16 First, a contextual reading of the Committee’s statement quoted above suggests that it had intended only to analogise the nature of the application for leave to commence a winding up application (and not the prima facie standard) with the application under s 216A for leave to commence a statutory derivative action. As such, I did not think that the Committee intended the prima facie standard, as it has been developed in relation to s 216A, to be applicable to establishing a “prima facie case” under s 124(2)(a) of the IRDA.
17 Second, how the “prima facie” standard is referred to under s 124(2)(a) of the IRDA and s 216A(3)(c) of the Companies Act are quite different. Whereas s 124(2)(a) refers to the director needing to establish a “prima facie case”, s 216A provides, amongst others, that the applicant needs to show that “it appears to be prima facie in the interests of the company” that the statutory derivative action is brought (see s 216A(3)(c)). The courts have recognised that there is a difference between a prima facie case, and what appears to be a prima facie case (see Hans Tjio, Pearlie Koh and Lee Pey Woan, Corporate Law (Academy Publishing, 2015) at p 462). The latter standard, that of an apparent prima facie case, is a lower standard than a prima facie case. This relatively lower standard is presumably to recognise that a minority shareholder, in the context of s 216A, is usually not able to obtain sufficient evidence at the leave stage to establish a prima facie case (see the High Court decision of Fong Wai Lyn Carolyn v Airtrust (Singapore) Pte Ltd and another [2011] 3 SLR 980 at [28]). This concern is not as apparent in relation to a director seeking permission to commence a winding up application under s 124(1)(b) read with s 124(2)(a) of the IRDA. This is because the director here would presumably have more access to the relevant evidence to establish a prima facie case for winding up as compared to a minority shareholder in the context of s 216A. Indeed, the Court of Appeal in Mukherjee Amitava v DyStar Global Holdings (Singapore) Pte Ltd and others [2018] 2 SLR 1054 has held (at [25]) that a director has an almost-presumptive right to inspect the documents of a company to the extent that these fall within s 199 of the Companies Act.

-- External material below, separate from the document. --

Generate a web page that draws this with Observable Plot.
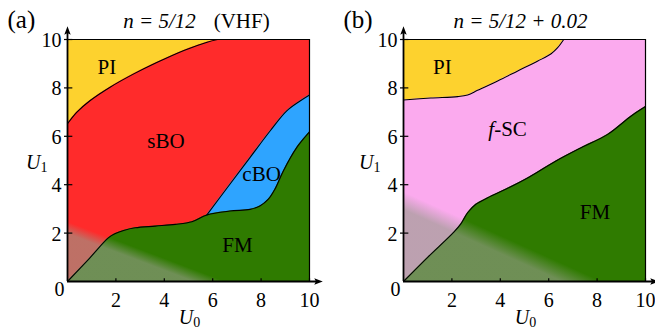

18 As such, I did not think that the cases discussing the apparent prima facie standard under s 216A of the Companies Act are of assistance in interpreting the prima facie case standard under s 124(2)(a) of the IRDA. Instead, I turned to cases that have defined “prima facie case” in deriving its meaning in s 124(2)(a). Thus, in Phosagro Asia Pte Ltd v Piattchanine, Iouri [2016] 5 SLR 1052 (“Phosagro Asia”), the Court of Appeal had to consider the meaning of a “prima facie case” in the context of s 108 of the Evidence Act (Cap 97, 1997 Rev Ed). The court explained the meaning as follows (at [72]):
72 … The concept of a “prima facie case” was explained by Wee Chong Jin CJ in the decision of the Federal Court of Malaysia in Gan Soo Swee v Ramoo [1968–1970] SLR(R) 324 (at [21]), where he clarified that in order to establish a prima facie case, a plaintiff had to “prove facts from which in the absence of an explanation liability could properly be inferred”. This definition was cited with approval by Chan Sek Keong CJ in the Singapore High Court decision of Re Nalpon Zero Geraldo Mario [2012] 3 SLR 440 at [7].
As can be seen, deriving support from previous cases, the court defined a “prima facie case” to mean that a claimant has to “prove facts from which in the absence of an explanation liability could properly be inferred”. In other words, when applied to the slightly different context of a prima facie case for winding up, the claimant must adduce evidence on affidavit which, on its own and without rebuttal, would be sufficient to prove a case for winding up.
19 I derived support for this interpretation of a prima facie case in the context of s 124(2)(a) of the IRDA from the Supreme Court of Victoria decision of Sharda v Bansal [2018] VSC 701 (“Sharda v Bansal”). In that case, Hetyey JR had to consider s 459P(1)(d) read with ss 459P(2)(c) and 459P(3) of the Corporations Act 2001, which provides as follows:
459P Who may apply for order under section 459A
(1) Any one or more of the following may apply to the Court for a company to be wound up in insolvency:
(d) a director;
(2) An application for any of the following, or by persons including any of the following, may only be made with the leave of the Court:
(c) a director;
(3) The Court may give leave if satisfied that there is a prima facie case that the company is insolvent, but not otherwise.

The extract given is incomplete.